The coaches hope to use their status as U.S. hockey legends and pioneers to bring advice to America's next generation. Only one U.S. player (Mike Modano) has recorded more points in the NHL than Housley, who spent his first eight seasons with the Sabres. McClanahan spent parts of five seasons in the NHL, including his opening two in Buffalo.

"This is an opportunity for me to see these kids, hopefully share some of the wisdom that I have and what I gained over my experiences," McClanahan said. "If I have the ability to rub off some of that on some of these kids before they take the next step, then I've done something right."

Because their knowledge of the players is limited, the coaches' game plan is to keep things simple. The kids who are up for next year's draft have the talent to play collegiately and at the top levels of junior hockey, so Housley and McClanahan will put them in position to show their assets.

"Everybody wants to showcase their talent, and this is an important game for a lot of these kids' futures for next year," Housley said. "It's most important that we play as a team, with you getting your individual recognition through teamwork, and that's the way I think we're going to approach it.
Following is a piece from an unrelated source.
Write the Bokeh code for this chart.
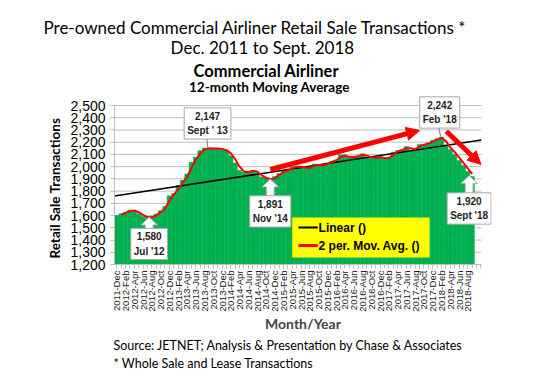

"It's going to be very competitive. I think the kids are going to be excited being in the first-ever American prospects game. I think they're looking forward to this. It's a great opportunity for them."

It's an opportunity that didn't exist for other generations of American players.
"When I played, we went from high school to college," McClanahan said. "This type of opportunity didn't exist in any way, shape or form. If I'd have had the opportunity to do something like this, it would have been just spectacular.

"This game has changed dramatically over the last 30 years. I would like to think the U.S. had a ton of great talent prior to 1980, and there's no question that our good fortune has helped USA Hockey. With that success we've been able to develop some really good outstanding players and depth."